Laptops :: Laptop boot problems



I have a 486 with 16mb ram, and 160 mb hard drive. i have already installed using only a floppy disk (that is all i have), uncompressed dsl, created a 64 mb swap (initialized it, but not sure it is working), and am booting with a boot floppy.

at the boot screen, i type "dsl vga=771". it loads linux24 and gives the error:
"you passed an undefined mode number. press return to see video modes available, space to continue or wait 30 secs"
so I press return and it gives me 7 VGA modes to choose from. so i choose one (doesnt seem to matter which one i choose -> 80x60) then it scans and loasds a bunch of stuff.

then it goes into DSL X Setup, asks me if I want to use Xvesa or Xfbdev xserver. I choose Xfbdev. i say No to "USB mouse", and yes to "IMPS/2 mouse", and i choose a us keyboard.

Then it tries to do some stuff with "bootlocal.sh" file, but it says No such file or directory exists. it creates 2 new xauthority files. Then I get the following error:

"XIO: fatal IO error 104 (connection reset by peer) on X server ':0.0" after 0 requests (0 known processed) with 0 events remaining"

then i get a command line : dsl@tty1[dsl]$

also, if I simply press return at the boot menu, it goes through all the processes, and ends up with an empty screen. it seems like it is working at that point, but it just isnt displayed.

any help?

i forgot, i also get the error: modprobe: modprobe: can't locate module fb0

please help

Are you sure the disk is 160 MB? A uncompressed standard install takes a bit more than 120 MB. This plus swap is more than the disk capacity, so it may be that you don't have a complete install. If so, I suggest that you use a 20 MB swap partition and the rest for DSL.

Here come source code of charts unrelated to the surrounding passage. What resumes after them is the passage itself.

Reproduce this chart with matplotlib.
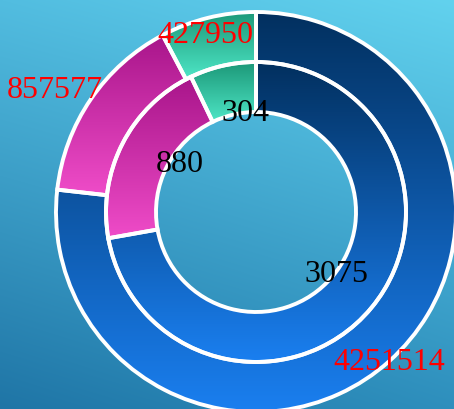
import numpy as np
import matplotlib
matplotlib.use("Agg")
import matplotlib.pyplot as plt
from matplotlib.colors import to_rgb

# ---- data ----
outer_values = [4251514, 857577, 427950]
inner_values = [3075, 880, 304]
outer_labels = ["4251514", "857577", "427950"]
inner_labels = ["3075", "880", "304"]

# ---- styles ----
grad_top = ["#02305f", "#a8158a", "#1c9878"]
grad_bot = ["#1a7ff0", "#ef4cc8", "#4ee6c6"]
outer_label_r = [198, 237, 188]
outer_label_dth = [0.7, 2.3, 1.8]
inner_label_r = [99, 92, 104]
inner_label_dth = [4.0, -7.0, -7.0]
W, H = 454, 410
cx, cy = 256, H - 213

fig = plt.figure(figsize=(W / 100, H / 100), dpi=100)
ax = fig.add_axes([0, 0, 1, 1])
ax.set_axis_off()

# background gradient (bilinear between corners)
tl, tr = np.array(to_rgb("#52bde0")), np.array(to_rgb("#62d2ee"))
bl, br = np.array(to_rgb("#1f75a6")), np.array(to_rgb("#2e8fbd"))
u = np.linspace(0, 1, 200)[None, :, None]
v = np.linspace(0, 1, 200)[:, None, None]
top = tl * (1 - u) + tr * u
bot = bl * (1 - u) + br * u
bg = top * (1 - v) + bot * v
ax.imshow(bg, extent=[0, W, 0, H], origin="upper", zorder=0, interpolation="bilinear")


def ring(values, radius, width, labels, lab_r, lab_dth, color):
    wedges, _ = ax.pie(values, radius=radius, center=(cx, cy), startangle=90,
                       counterclock=False, frame=True,
                       wedgeprops=dict(width=width, edgecolor="white",
                                       linewidth=2.8, facecolor="none"))
    for i, w in enumerate(wedges):
        w.set_zorder(3)
        ext = w.get_path().get_extents()
        c0, c1 = np.array(to_rgb(grad_top[i])), np.array(to_rgb(grad_bot[i]))
        t = np.linspace(0, 1, 256)[:, None, None]
        img = c0 * (1 - t) + c1 * t
        im = ax.imshow(img, extent=[ext.x0, ext.x1, ext.y0, ext.y1], origin="upper",
                       aspect="auto", zorder=2, interpolation="bilinear")
        im.set_clip_path(w)
        mid = np.deg2rad((w.theta1 + w.theta2) / 2 + lab_dth[i])
        ax.text(cx + lab_r[i] * np.cos(mid), cy + lab_r[i] * np.sin(mid), labels[i],
                ha="center", va="center_baseline", fontsize=23, family="Liberation Serif",
                color=color, zorder=5)
    return wedges


ring(outer_values, 200, 50, outer_labels, outer_label_r, outer_label_dth, "red")
ring(inner_values, 150, 50, inner_labels, inner_label_r, inner_label_dth, "black")

ax.set_xlim(0, W)
ax.set_ylim(0, H)
ax.set_aspect("auto")
fig.savefig("out.png", dpi=100)
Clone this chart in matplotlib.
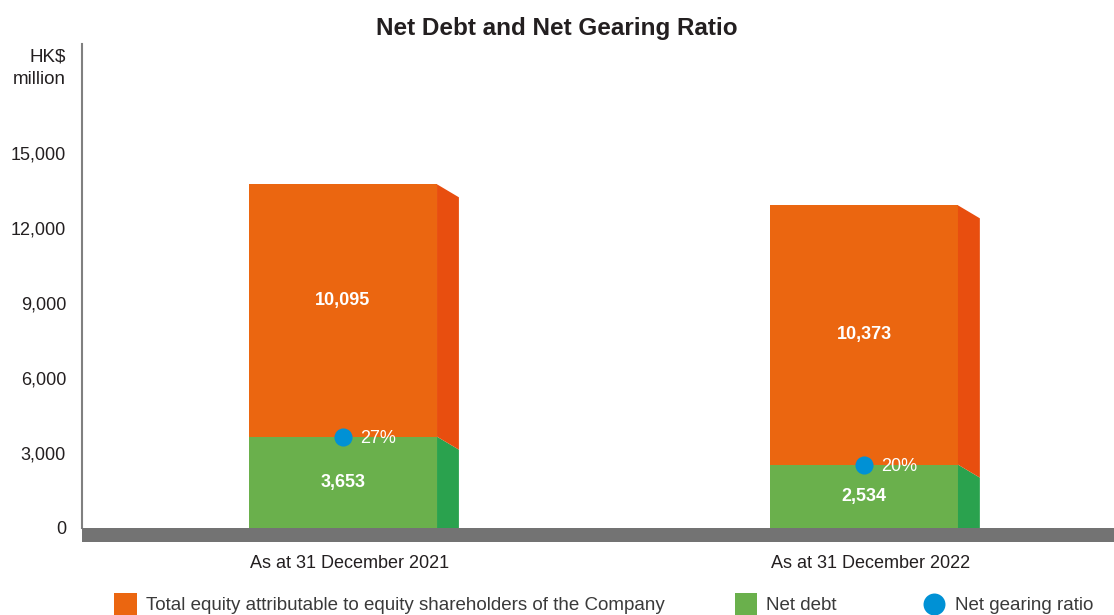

Run "Xvesa -listmodes" (without quotes) at the command line to find what resolutions and colour depths your graphics card supports (the maximum may be 640x480 @ 16 colours). Then run xsetup.sh and startx.

I tried in vain to get a frugal to work on an older 486 laptop. I had 40m and it just wasn't enough horse power. I did get a HD install to work, but I needed XFree. I had exactly the same errors. Getting a command line install was not a problem, it was trying to get a GUI that hosed things.

David

Your 486 probably doesn't have a video card that supports VESA2.0 graphics modes that are used by the Vesa xfbdev and the XVesa servers.

You may be able to solve by doing a hd install from the text prompt and then download and install xfree86 and configure it for your video card setup, like spotslayer did.

It is a pain in the butt to do, but it is possible.

You could also try some of the other available frame buffers in the F3 boot menu and see if xfbdev will work with one of them.